Drivers with their heads bowed, presumably to ask for divine protection before they jump into their cars to risk their necks on the track, were shown giggling as Nelms thanked God for the "Dodges and Toyotas," for " Sunoco Racing Fuel and Goodyear Tires that bring performance and power to the track." Snickering turned to outright laughter when he ended his prayer with a "In Jesus name, boogity boogity boogity, Amen."
Not since United Church of Christ minister Richard Bailar's prayer, delivered on a national telecast of a Cincinnati Bengals-Miami Dolphins Monday night football game in 1974, has a prayer stirred such a public reaction. Over the Dolphins stadium's public address system, Bailar asked God, "Father and Mother of us all," to protect his "gentle dophins" from the "voracious beasts of prey" and to "limit ... the obfuscations of [sportscaster Howard} Cosell acidulous tongue, so that he may describe this night truly and grammatically as it is..."
Bailar's attempt at humor brought scathing criticism from evangelicals across the country, many of whom described it as unadulterated blasphemy. But those with a different theological bend thought it was funny. The prayer was interrupted by a total of 26 seconds of applause by those attending the game; Bailar photo was pasted to the walls of bars; he was showered with phone calls and letters and asked for autographs. Many asked for copies of his prayer.

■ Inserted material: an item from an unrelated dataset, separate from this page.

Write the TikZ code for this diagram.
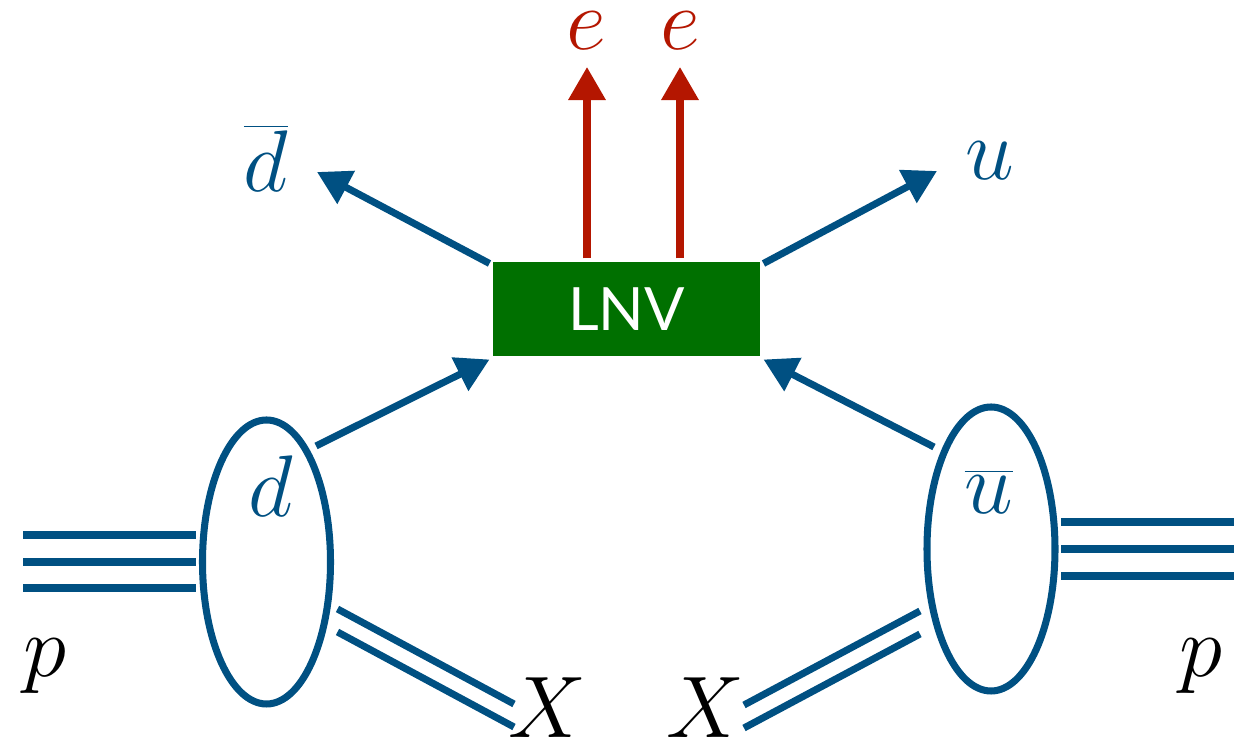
\documentclass[tikz,border=0pt]{standalone}
\usepackage{fontspec}
\newfontfamily\lnvfont{Lato}
\usepackage{tikz}
\usetikzlibrary{arrows.meta, shapes.geometric}
\definecolor{quarkblue}{RGB}{0,80,130}
\definecolor{leptonred}{RGB}{180,22,0}
\definecolor{lnvgreen}{RGB}{0,112,0}

\begin{document}
\begin{tikzpicture}[line width=2pt,
  partlabel/.style={font=\fontsize{24}{28}\selectfont, anchor=base, inner sep=0pt},
  quark/.style={quarkblue, -{Triangle[length=9.4pt,width=10.2pt]}},
  lepton/.style={leptonred, -{Triangle[length=9.4pt,width=10.2pt]}},
  hadron/.style={draw=quarkblue, ellipse, minimum width=1.28cm, minimum height=2.84cm, inner sep=0pt},
  beamline/.style={quarkblue}]
  \useasboundingbox (0,0) rectangle (12.55,7.42);
  \node[fill=lnvgreen, minimum width=2.67cm, minimum height=0.94cm, inner sep=0pt, text=white, font=\lnvfont\fontsize{17}{20}\selectfont] (lnv) at (6.265,4.33) {LNV};
  \node[hadron] (pL) at (2.665,1.80) {};
  \node[hadron] (pR) at (9.91,1.93) {};
  \foreach \dy in {-0.26,0,0.27} \draw[beamline] ([shift={(-0.03,\dy)}]pL.west) -- ++(-1.73,0);
  \foreach \dy in {-0.27,0,0.27} \draw[beamline] ([shift={(0.025,\dy)}]pR.east) -- ++(1.73,0);
  \draw[beamline] ([shift={(0.71,-0.47)}]pL.center) -- ++(1.765,-0.95);
  \draw[beamline] ([shift={(0.71,-0.70)}]pL.center) -- ++(1.765,-0.95);
  \draw[beamline] ([shift={(-0.71,-0.62)}]pR.center) -- ++(-1.76,-0.94);
  \draw[beamline] ([shift={(-0.71,-0.85)}]pR.center) -- ++(-1.76,-0.94);
  \draw[quark] ([shift={(0.495,1.16)}]pL.center) -- (lnv.south west);
  \draw[quark] ([shift={(-0.57,1.02)}]pR.center) -- (lnv.south east);
  \coordinate (dbartip) at (3.17,5.70);
  \coordinate (utip) at (9.37,5.71);
  \draw[quark] ([yshift=-0.05cm]lnv.north west) -- (dbartip);
  \draw[quark] ([yshift=-0.05cm]lnv.north east) -- (utip);
  \draw[lepton] ([xshift=-0.395cm]lnv.north) -- ++(0,1.915);
  \draw[lepton] ([xshift=0.535cm]lnv.north) -- ++(0,1.915);
  \node[partlabel, text=leptonred] (e1) at (5.86,6.92) {$e$};
  \node[partlabel, text=leptonred] (e2) at (6.80,6.92) {$e$};
  \node[partlabel, text=quarkblue] (dbar) at (2.66,5.50) {$\overline{d}$};
  \node[partlabel, text=quarkblue] (uq) at (9.90,5.62) {$u$};
  \node[partlabel, text=quarkblue] (dq) at (2.71,2.25) {$d$};
  \node[partlabel, text=quarkblue] (ubar) at (9.89,2.28) {$\overline{u}$};
  \node[partlabel] (pleft) at (0.45,0.65) {$p$};
  \node[partlabel] (pright) at (12.01,0.65) {$p$};
  \node[partlabel] (xleft) at (5.47,0.04) {$X$};
  \node[partlabel] (xright) at (7.05,0.04) {$X$};
\end{tikzpicture}
\end{document}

Nelms seems destined for the same fame. Bloggers have rushed to congratulate him, one commenting that "it is the best prayer he has ever heard." But those who view prayer as sacred business, an intimate conversation between sinners and their redemptive source, are unlikely to jump on the bandwagon. One needn't have a particular theological bend to see that using prayer as a bit of shtick or hijacking a public-prayer opportunity to deliver a bit of stand-up is crass and insensitive, if not profane. And some would remind the good pastor that the scripture around which he no doubt crafts his Sunday sermons, warns mightily against calling attention to yourself when you pray.
Bailar was philosophic about the apparent support he received after offering the prayer. He told reporters: "It says something about the sterility of religion and the idolatry of sports in America." In a letter to the editor of the Miami Herald, a writer called Balair's prayer "a mockery of prayer" and he wagered that "the invocation didn't make as dent in the mind of God." There was a time when I would have agreed with the writer but, after witnessing unrelenting "religion creep" in big time sports -- the infusion of a Wal-Mart theology shaped largely by the dictates of a money-grubbing sports establishment -- I've come round to thinking that such prayers seem to be perfect for the occasion.
Prayers inserted into a culture where the reigning ethos so often mocks the faith than gives them life have always been difficult to take seriously. "What," one is aching to ask Nelms, "was the purpose of the prayer?" Silly, irreverent and banal, it seemed a perfect accompaniment to the raucous, spiritually vacuous events transpiring at the race track that afternoon.